Growing numbers of bank customers are migrating to digital alternatives to the walk-in branch, but banks have yet to address this fact in their retail banking branch networks. This is the conclusion of a new study, "Branch Boom Gone Bust: Predicting a Steep Decline in U.S. Branch Density," by financial industry research and advisory firm, Celent.

Since 1970, the U.S. has seen 281 percent growth in the number of FDIC-insured bank branches, a compound annual growth rate of 3 percent — a rate that dramatically exceeded U.S. population growth, Celent said. In 1970, there were approximately 107 branches per million individuals. By 2011, the ratio was 270 branches per million.

"There is every reason to suggest branch densities would be substantially lower now than 30 years ago, but just the opposite has occurred," said Bob Meara, senior analyst with the Celent banking group and co-author or the report. "Given this trend, a slow, but inexorable reduction in U.S. branch density seems unavoidable. Beyond simply reducing the number of operating branches, what is needed is a fundamental redesign of retail operating models. Rather than resisting the trend, banks should welcome it and reinvest the savings."

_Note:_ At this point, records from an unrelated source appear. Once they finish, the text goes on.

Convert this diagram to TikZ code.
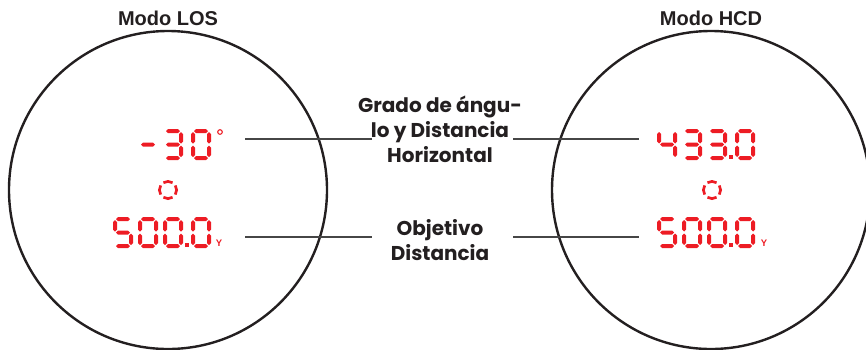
\documentclass[tikz,border=0pt]{standalone}
\usepackage{fontspec}
\usepackage{tikz}
\usetikzlibrary{positioning,calc}
\newfontfamily\gothamfont{Poppins}
\newfontfamily\narrowfont{Liberation Sans}
\definecolor{segred}{RGB}{237,28,36}
\definecolor{inkblack}{RGB}{35,31,32}
\definecolor{leadgrey}{RGB}{70,70,70}

% seven segment pieces, digit box 20 x 31
\newcommand{\hseg}[3]{\fill[segred] (#1,#3) -- (#1+2,#3-2) -- (#2-2,#3-2) -- (#2,#3) -- (#2-2,#3+2) -- (#1+2,#3+2) -- cycle;}
\newcommand{\vseg}[3]{\fill[segred] (#1,#2) -- (#1+2,#2+2) -- (#1+2,#3-2) -- (#1,#3) -- (#1-2,#3-2) -- (#1-2,#2+2) -- cycle;}
\newcommand{\sega}{\hseg{3}{17}{2}}
\newcommand{\segb}{\vseg{18}{3}{14.5}}
\newcommand{\segc}{\vseg{18}{16.5}{28}}
\newcommand{\segd}{\hseg{3}{17}{29}}
\newcommand{\sege}{\vseg{2}{16.5}{28}}
\newcommand{\segf}{\vseg{2}{3}{14.5}}
\newcommand{\segg}{\hseg{3}{17}{15.5}}

\begin{document}
\begin{tikzpicture}[x=1pt, y=-1pt,
    lens/.style={draw=inkblack, line width=2.4pt},
    lead/.style={draw=leadgrey, line width=1.2pt},
    mode/.style={font=\narrowfont\bfseries\fontsize{20}{20}\selectfont, text=inkblack},
    tag/.style={font=\gothamfont\bfseries\fontsize{20}{25}\selectfont, text=inkblack, align=center},
    unit/.style={font=\narrowfont\bfseries\fontsize{9.5}{9.5}\selectfont, text=segred},
    pics/digit/.style={code={\foreach \s in {#1} {\csname seg\s\endcsname}}},
    pics/dot/.style={code={\fill[segred] (-1.6,-1.6) rectangle (1.6,1.6);}},
    pics/aim/.style={code={
        \foreach \a in {0,90,180,270}
            \draw[segred, line width=2.7pt] (\a-32:8.6) arc[start angle=\a-32, end angle=\a+32, radius=8.6];}}]
    \useasboundingbox (0,0) rectangle (866,349);

    % lenses
    \node[circle, lens, minimum size=318pt, inner sep=0pt] (lensL) at (168,190) {};
    \node[circle, lens, minimum size=318pt, inner sep=0pt] (lensR) at (711,190) {};
    \node[mode] (modeL) at (168,18) {Modo LOS};
    \node[mode] (modeR) at (711,18) {Modo HCD};

    % left display
    \pic at (138,129) {digit={g}};
    \pic at (163,129) {digit={a,b,g,c,d}};
    \pic at (191,129) {digit={a,b,c,d,e,f}};
    \draw[segred, line width=1.1pt] (220,132) circle[radius=2.3];
    \pic at (168,190) {aim};
    \pic at (113,217) {digit={a,f,g,c,d}};
    \pic at (138,217) {digit={a,b,c,d,e,f}};
    \pic at (163,217) {digit={a,b,c,d,e,f}};
    \pic at (187,245) {dot};
    \pic at (191,217) {digit={a,b,c,d,e,f}};
    \node[unit] (unitL) at (219,243) {Y};

    % right display
    \pic at (657,129) {digit={f,g,b,c}};
    \pic at (682,129) {digit={a,b,g,c,d}};
    \pic at (707,129) {digit={a,b,g,c,d}};
    \pic at (731,157) {dot};
    \pic at (735,129) {digit={a,b,c,d,e,f}};
    \pic at (712,190) {aim};
    \pic at (657,217) {digit={a,f,g,c,d}};
    \pic at (682,217) {digit={a,b,c,d,e,f}};
    \pic at (707,217) {digit={a,b,c,d,e,f}};
    \pic at (731,245) {dot};
    \pic at (735,217) {digit={a,b,c,d,e,f}};
    \node[unit] (unitR) at (764,243) {Y};

    % labels in the middle
    \node[tag] (angtext) at (440,129) {Grado de ángu-\\lo y Distancia\\Horizontal};
    \node[tag] (disttext) at (440,240) {Objetivo\\Distancia};

    \coordinate (angL1) at (245,139);
    \coordinate (angL2) at (372,139);
    \coordinate (angR1) at (513,139);
    \coordinate (angR2) at (639,139);
    \coordinate (distL1) at (245,237);
    \coordinate (distL2) at (372,237);
    \coordinate (distR1) at (513,237);
    \coordinate (distR2) at (639,237);
    \draw[lead] (angL1) -- (angL2);
    \draw[lead] (angR1) -- (angR2);
    \draw[lead] (distL1) -- (distL2);
    \draw[lead] (distR1) -- (distR2);
\end{tikzpicture}
\end{document}
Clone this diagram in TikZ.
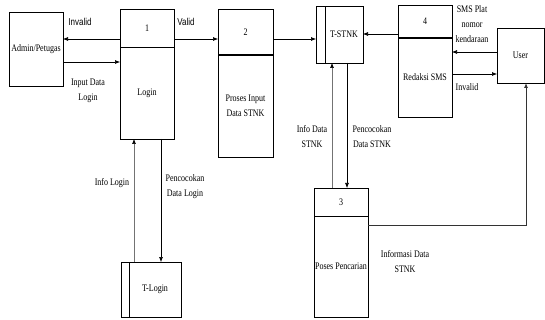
\documentclass[tikz,border=0pt]{standalone}
\usepackage{fontspec}
\setmainfont{Liberation Serif}[FakeStretch=0.8]
\newfontfamily\narrowsans{Liberation Sans}[FakeStretch=0.8]
\usetikzlibrary{positioning, arrows.meta, calc}

\begin{document}
\begin{tikzpicture}[
  x=1pt, y=-1pt,
  every node/.style={font=\fontsize{10}{15}\selectfont, outer sep=0pt},
  ent/.style={draw, line width=0.6pt, minimum width=54pt, minimum height=74pt,
              inner sep=1pt, align=center},
  phead/.style={draw, line width=0.6pt, minimum width=54pt, inner sep=0pt},
  pbody/.style={draw, line width=0.6pt, minimum width=54pt, inner sep=0pt, align=center},
  store/.style={draw, line width=0.6pt, inner sep=0pt, align=center},
  strip/.style={draw, line width=0.6pt, inner sep=0pt},
  arr/.style={-{Latex[length=5pt, width=4pt]}, line width=0.6pt},
  arrg/.style={-{Latex[length=5pt, width=4pt, black]}, line width=0.6pt, draw=black!55},
  lbl/.style={align=center, inner sep=1pt},
]

\useasboundingbox (0,0) rectangle (545,320);

% === Entities ===
\node[ent] (adm) at (36,49) {Admin/Petugas};
\node[ent, minimum width=47pt, minimum height=55pt] (usr) at (520.5,55.5) {User};

% === Processes ===
% 1 Login
\node[phead, minimum height=38pt] (h1) at (147,28) {1};
\node[pbody, minimum height=92pt, below=0pt of h1] (b1) {Login};

% 2 Proses Input
\node[phead, minimum width=55pt, minimum height=46pt] (h2) at (245.5,32) {2};
\node[pbody, minimum width=55pt, minimum height=102pt, below=0pt of h2] (b2) {Proses Input\\Data STNK};
\draw[line width=1.6pt] (h2.south west) -- (h2.south east);

% 3 Pencarian
\node[phead, minimum height=28pt] (h3) at (341,202) {3};
\node[pbody, minimum height=101pt, below=0pt of h3] (b3) {Poses Pencarian};

% 4 Redaksi SMS
\node[phead, minimum height=33pt] (h4) at (425,21.5) {4};
\node[pbody, minimum height=79pt, below=0pt of h4] (b4) {Redaksi SMS};
\draw[line width=1.6pt] (h4.south west) -- (h4.south east);

% === Data stores ===
\node[store, minimum width=38pt, minimum height=57pt] (ts) at (344,34.5) {T-STNK};
\node[strip, minimum width=9pt, minimum height=57pt, left=0pt of ts] (tsl) {};
\node[store, minimum width=52pt, minimum height=55pt] (tl) at (155,289.5) {T-Login};
\node[strip, minimum width=8pt, minimum height=55pt, left=0pt of tl] (tll) {};

% === Flows ===
\coordinate (inv) at ([yshift=-18.5pt]usr.west);
\draw[arr] ([yshift=-11pt]h1.west) -- ([yshift=-11pt]h1.west -| adm.east);
\draw[arr] ([yshift=-13pt]adm.east) -- ([yshift=-13pt]adm.east -| b1.west);
\draw[arr] ([yshift=-11pt]h1.east) -- ([yshift=-11pt]h1.east -| h2.west);
\draw[arr] ([yshift=-7pt]h2.east) -- ([yshift=-7pt]h2.east -| tsl.west);
\draw[arr] ([yshift=-12.5pt]h4.west) -- ([yshift=-12.5pt]h4.west -| ts.east);
\draw[arr] ([yshift=3.5pt]usr.west) -- ([yshift=3.5pt]usr.west -| b4.east);
\draw[arr] (inv -| b4.east) -- (inv);
\draw[arrg] ([xshift=-9pt]h3.north) -- ([xshift=-9pt]h3.north |- ts.south);
\draw[arr] ([xshift=6pt]h3.north |- ts.south) -- ([xshift=6pt]h3.north);
\draw[arr, line width=0.9pt, draw=black!80] ([yshift=41.5pt]b3.east) -| ([xshift=5.5pt]usr.south);
\draw[arrg] ([xshift=-21pt]tl.north) -- ([xshift=-21pt]tl.north |- b1.south);
\draw[arr] ([xshift=6pt]tl.north |- b1.south) -- ([xshift=6pt]tl.north);

% === Labels ===
\node[lbl, font=\narrowsans\fontsize{10}{15}\selectfont] (linv1) at (80,22) {Invalid};
\node[lbl] (linp) at (88,91) {Input Data\\Login};
\node[lbl, font=\narrowsans\fontsize{10}{15}\selectfont] (lval) at (186,22) {Valid};
\node[lbl] (lsms) at (472,24) {SMS Plat\\nomor\\kendaraan};
\node[lbl] (linv2) at (467,87) {Invalid};
\node[lbl] (linfs) at (312,137) {Info Data\\STNK};
\node[lbl] (lpcs) at (372,137) {Pencocokan\\Data STNK};
\node[lbl] (linfl) at (112,183) {Info Login};
\node[lbl] (lpcl) at (185,187) {Pencocokan\\Data Login};
\node[lbl] (linfo) at (405,262) {Informasi Data\\STNK};

\end{tikzpicture}
\end{document}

The report examines the U.S. branch boom phenomenon, showing how the big banks account for the historic overinvestment. It also examines multiple U.S. retail market segments and developed market retail banking demographics to show that the U.S. branch boom is an anomaly.

In the report, Celent presents arguments for the inevitability of U.S. branch channel "right-sizing" based on global changes in consumer preference. And finally, Celent provides a look forward, examining how FIs are acting in response to the decline in branch traffic.

Meara's co-author on the report, Celent banking group analyst Stephen Greer, said he expected that FIs would find branch transformation "neither cheap nor easy," but that it was essential to maintaining competitiveness. "If banks don't align their multichannel strategies with this seismic shift in consumer preference, they'll be at a significant competitive disadvantage," he said.